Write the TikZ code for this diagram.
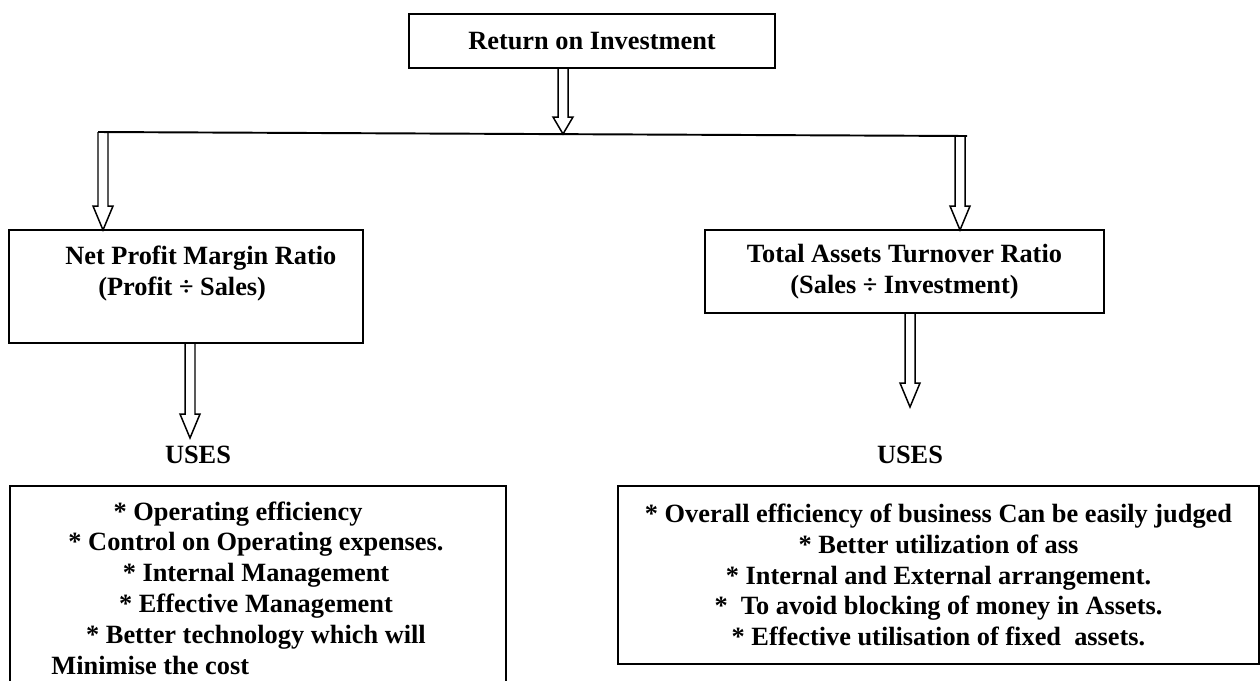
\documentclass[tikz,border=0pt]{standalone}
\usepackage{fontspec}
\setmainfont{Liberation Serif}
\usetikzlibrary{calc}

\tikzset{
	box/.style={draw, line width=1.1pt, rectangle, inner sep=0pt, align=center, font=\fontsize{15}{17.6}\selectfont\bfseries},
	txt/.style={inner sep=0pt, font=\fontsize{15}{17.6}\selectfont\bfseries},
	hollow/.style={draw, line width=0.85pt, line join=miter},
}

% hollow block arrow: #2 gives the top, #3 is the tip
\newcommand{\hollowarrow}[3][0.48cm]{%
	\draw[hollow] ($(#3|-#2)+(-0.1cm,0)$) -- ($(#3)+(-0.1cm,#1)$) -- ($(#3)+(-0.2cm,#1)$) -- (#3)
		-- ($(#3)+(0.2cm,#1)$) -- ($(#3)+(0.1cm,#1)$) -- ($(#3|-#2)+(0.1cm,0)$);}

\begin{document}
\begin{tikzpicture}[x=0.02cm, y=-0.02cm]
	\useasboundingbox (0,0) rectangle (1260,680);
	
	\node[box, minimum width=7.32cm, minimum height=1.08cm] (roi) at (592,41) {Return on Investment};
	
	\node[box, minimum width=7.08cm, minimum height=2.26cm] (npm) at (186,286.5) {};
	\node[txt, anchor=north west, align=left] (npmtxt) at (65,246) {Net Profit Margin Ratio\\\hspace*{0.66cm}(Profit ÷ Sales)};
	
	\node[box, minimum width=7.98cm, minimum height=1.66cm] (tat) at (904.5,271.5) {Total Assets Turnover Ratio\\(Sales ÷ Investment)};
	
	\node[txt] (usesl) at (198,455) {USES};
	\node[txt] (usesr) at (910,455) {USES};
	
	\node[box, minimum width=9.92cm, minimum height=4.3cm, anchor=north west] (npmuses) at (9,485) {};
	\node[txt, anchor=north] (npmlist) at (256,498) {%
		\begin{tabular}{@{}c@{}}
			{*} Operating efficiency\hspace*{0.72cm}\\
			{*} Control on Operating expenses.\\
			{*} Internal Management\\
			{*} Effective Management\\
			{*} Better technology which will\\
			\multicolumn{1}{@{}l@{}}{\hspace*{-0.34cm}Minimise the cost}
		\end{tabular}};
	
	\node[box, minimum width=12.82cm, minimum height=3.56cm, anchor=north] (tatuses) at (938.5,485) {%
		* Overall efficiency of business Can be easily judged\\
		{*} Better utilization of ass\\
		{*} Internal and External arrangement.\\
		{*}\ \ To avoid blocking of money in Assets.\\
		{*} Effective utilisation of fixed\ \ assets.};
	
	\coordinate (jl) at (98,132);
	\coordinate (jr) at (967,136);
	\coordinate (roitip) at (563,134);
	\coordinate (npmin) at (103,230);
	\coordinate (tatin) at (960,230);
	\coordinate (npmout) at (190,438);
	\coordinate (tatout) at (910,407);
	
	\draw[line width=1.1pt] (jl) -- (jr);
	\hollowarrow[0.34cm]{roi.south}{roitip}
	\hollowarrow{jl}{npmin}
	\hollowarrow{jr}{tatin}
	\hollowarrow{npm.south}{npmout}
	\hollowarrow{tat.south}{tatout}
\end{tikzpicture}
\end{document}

• **SET EXERCISE**
Return only the lines from the start of the data through the line that contains "(usesr) at (910,455)", please, copying them exactly and omitting all pictures.

• **SOLUTION TO THIS PROBLEM**
Write the TikZ code for this diagram.
\documentclass[tikz,border=0pt]{standalone}
\usepackage{fontspec}
\setmainfont{Liberation Serif}
\usetikzlibrary{calc}

\tikzset{
	box/.style={draw, line width=1.1pt, rectangle, inner sep=0pt, align=center, font=\fontsize{15}{17.6}\selectfont\bfseries},
	txt/.style={inner sep=0pt, font=\fontsize{15}{17.6}\selectfont\bfseries},
	hollow/.style={draw, line width=0.85pt, line join=miter},
}

% hollow block arrow: #2 gives the top, #3 is the tip
\newcommand{\hollowarrow}[3][0.48cm]{%
	\draw[hollow] ($(#3|-#2)+(-0.1cm,0)$) -- ($(#3)+(-0.1cm,#1)$) -- ($(#3)+(-0.2cm,#1)$) -- (#3)
		-- ($(#3)+(0.2cm,#1)$) -- ($(#3)+(0.1cm,#1)$) -- ($(#3|-#2)+(0.1cm,0)$);}

\begin{document}
\begin{tikzpicture}[x=0.02cm, y=-0.02cm]
	\useasboundingbox (0,0) rectangle (1260,680);
	
	\node[box, minimum width=7.32cm, minimum height=1.08cm] (roi) at (592,41) {Return on Investment};
	
	\node[box, minimum width=7.08cm, minimum height=2.26cm] (npm) at (186,286.5) {};
	\node[txt, anchor=north west, align=left] (npmtxt) at (65,246) {Net Profit Margin Ratio\\\hspace*{0.66cm}(Profit ÷ Sales)};
	
	\node[box, minimum width=7.98cm, minimum height=1.66cm] (tat) at (904.5,271.5) {Total Assets Turnover Ratio\\(Sales ÷ Investment)};
	
	\node[txt] (usesl) at (198,455) {USES};
	\node[txt] (usesr) at (910,455) {USES};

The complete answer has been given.